Del resto, a quasi la metà degli adulti in Italia capita di vedere almeno un segno di inciviltà nella propria zona: oltre un terzo dichiara di osservare spesso vandalismo contro beni pubblici, mendicanti (21%), siringhe per terra (17%), tossicodipendenti (11%). La pavimentazione sconnessa è segnalata dal 43% degli italiani, i rumori dal 39%, la scarsa illuminazione dal 35% e la sporcizia nelle strade dal 34%. Recenti ricerche hanno dimostrato che la correlazione tra paura e degrado e più forte di quella tra paura e criminalità. Per diminuire l’insicurezza, quindi, provvedere alla riparazione di arredi urbani rotti o creare ricoveri per i senza tetto è spesso più efficace che aumentare la repressione dei reati. La paura è trasversale alle classi sociali, non interessa quindi artigiani e commercianti (più esposti ai piccoli reati) molto più di quanto non interessi altre persone. L’insicurezza, inoltre, diminuisce al crescere dell’età, raggiunge il punto minimo a 35-40 anni dopodiché ricomincia ad aumentare. Hanno più paura, insomma, gli anziani seguiti dai giovanissimi. E le donne sono molto più timorose degli uomini. Ma per un buon motivo: mentre gli uomini sono più spesso vittime di reati contro la proprietà, le donne sono vittime di reati contro la persona (aggressioni sessuali e molestie).

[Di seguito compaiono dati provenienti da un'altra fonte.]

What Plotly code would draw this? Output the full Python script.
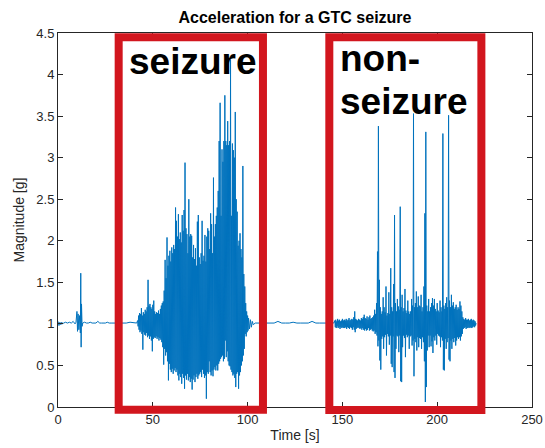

L’Italia non è “peggio”. Ma viviamo davvero in un Paese pericoloso? Mica tanto se si fa il confronto con altre nazioni: secondo l’European Sourcebook of Crime and Criminal Justice Statistics, l’Italia ha tassi di furto medi (è undicesima sui 21 Paesi europei considerati). È alta in classifica solo riguardo gli omicidi, ma se si considerano quelli ai danni delle donne è ancora in media. Ad alzare il tasso di omicidi sono infatti le guerre di mafia.